Write out the listing, please, but only from its first line through the line containing "31px Lato, 'Open", exactly as given and without pictures.

====== Supplied material

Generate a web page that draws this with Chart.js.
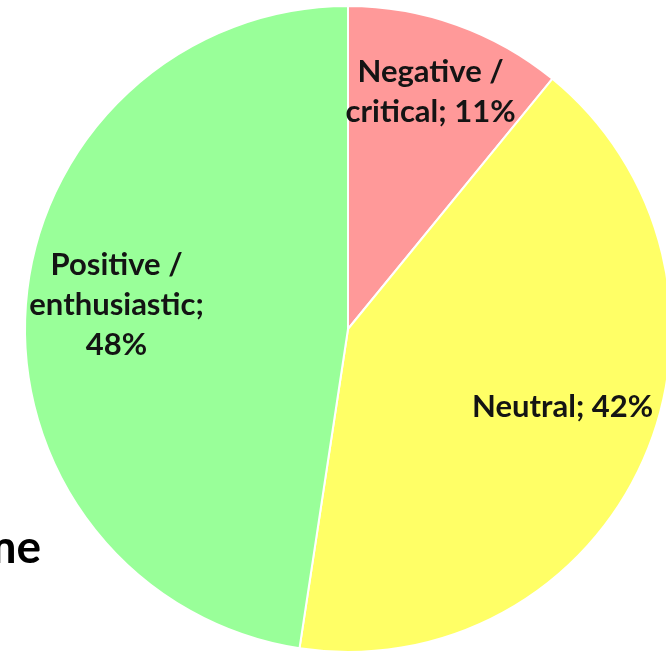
<!DOCTYPE html>
<html>
<head>
<meta charset="utf-8">
<script src="https://cdn.jsdelivr.net/npm/chart.js@4.4.1/dist/chart.umd.min.js"></script>
<style>
	html, body { margin: 0; padding: 0; background: #fff; overflow: hidden; }
	#wrap { position: absolute; left: 0; top: 0; width: 696px; height: 656px; }
</style>
</head>
<body>
<div id="wrap"><canvas id="pie"></canvas></div>
<script>
// slices, clockwise from 12 o'clock
const categorias = ["Negative / critical", "Neutral", "Positive / enthusiastic"];
const valores = [10.9, 41.5, 47.6];
const colores = ["#ff9999", "#ffff66", "#99ff99"];
// label lines as they wrap in the picture
const lineas = [["Negative /", "critical; "], ["Neutral; "], ["Positive /", "enthusiastic;", ""]];

// where each label sits: fraction of radius, small nudge in px
const posLabel = [
	{ f: 0.78, dx: -2, dy: 0 },
	{ f: 0.70, dx: 8, dy: -14 },
	{ f: 0.70, dx: -6, dy: -7 }
];

const fuente = "bold 31px Lato, 'Open Sans', sans-serif";

const etiquetas = {
	id: "etiquetas",
	afterDatasetsDraw(chart) {
		const ctx = chart.ctx;
		const meta = chart.getDatasetMeta(0);
		const total = valores.reduce((a, b) => a + b, 0);
		ctx.save();
		ctx.font = fuente;
		ctx.fillStyle = "#141414";
		ctx.textAlign = "center";
		ctx.textBaseline = "middle";
		meta.data.forEach((arc, i) => {
			const p = arc.getProps(["x", "y", "startAngle", "endAngle", "outerRadius"], true);
			const mid = (p.startAngle + p.endAngle) / 2;
			const r = p.outerRadius * posLabel[i].f;
			const cx = p.x + Math.cos(mid) * r + posLabel[i].dx;
			const cy = p.y + Math.sin(mid) * r + posLabel[i].dy;
			const pct = Math.round(valores[i] / total * 100) + "%";
			const ls = lineas[i].slice();
			ls[ls.length - 1] = ls[ls.length - 1] + pct;
			const lh = 40;
			const y0 = cy - (ls.length - 1) * lh / 2;
			ls.forEach((t, k) => ctx.fillText(t, cx, y0 + k * lh));
		});
		// bit of a cut-off word from the slide, left side
		ctx.font = "bold 46px Lato, 'Open Sans', sans-serif";
		ctx.fillStyle = "#000";
		ctx.textAlign = "right";
		ctx.textBaseline = "alphabetic";
		ctx.fillText("me", 41, 563);
		ctx.restore();
	}
};

const ctx = document.getElementById("pie");
new Chart(ctx, {
	type: "pie",
	data: {
		labels: categorias,
		datasets: [{
			data: valores,
			backgroundColor: colores,
			borderColor: "#ffffff",
			borderWidth: 2
		}]
	},
	options: {
		responsive: true,
		maintainAspectRatio: false,
		animation: false,
		layout: { padding: { top: 5, bottom: 3, left: 0, right: 0 } },
		plugins: {
			legend: { display: false },
			tooltip: { enabled: false }
		}
	},
	plugins: [etiquetas]
});
</script>
</body>
</html>
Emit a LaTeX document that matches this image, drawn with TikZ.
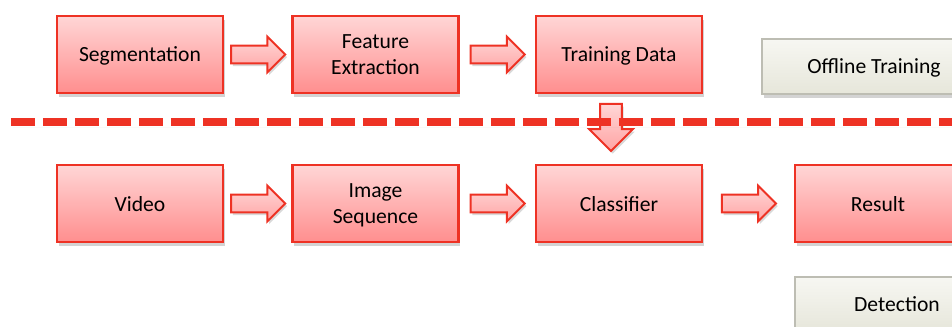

============

*Worked answer:*
Generate a web page that draws this with Chart.js.
<!DOCTYPE html>
<html>
<head>
<meta charset="utf-8">
<script src="https://cdn.jsdelivr.net/npm/chart.js@4.4.1/dist/chart.umd.min.js"></script>
<style>
	html, body { margin: 0; padding: 0; background: #fff; overflow: hidden; }
	#wrap { position: absolute; left: 0; top: 0; width: 696px; height: 656px; }
</style>
</head>
<body>
<div id="wrap"><canvas id="pie"></canvas></div>
<script>
// slices, clockwise from 12 o'clock
const categorias = ["Negative / critical", "Neutral", "Positive / enthusiastic"];
const valores = [10.9, 41.5, 47.6];
const colores = ["#ff9999", "#ffff66", "#99ff99"];
// label lines as they wrap in the picture
const lineas = [["Negative /", "critical; "], ["Neutral; "], ["Positive /", "enthusiastic;", ""]];

// where each label sits: fraction of radius, small nudge in px
const posLabel = [
	{ f: 0.78, dx: -2, dy: 0 },
	{ f: 0.70, dx: 8, dy: -14 },
	{ f: 0.70, dx: -6, dy: -7 }
];

const fuente = "bold 31px Lato, 'Open Sans', sans-serif";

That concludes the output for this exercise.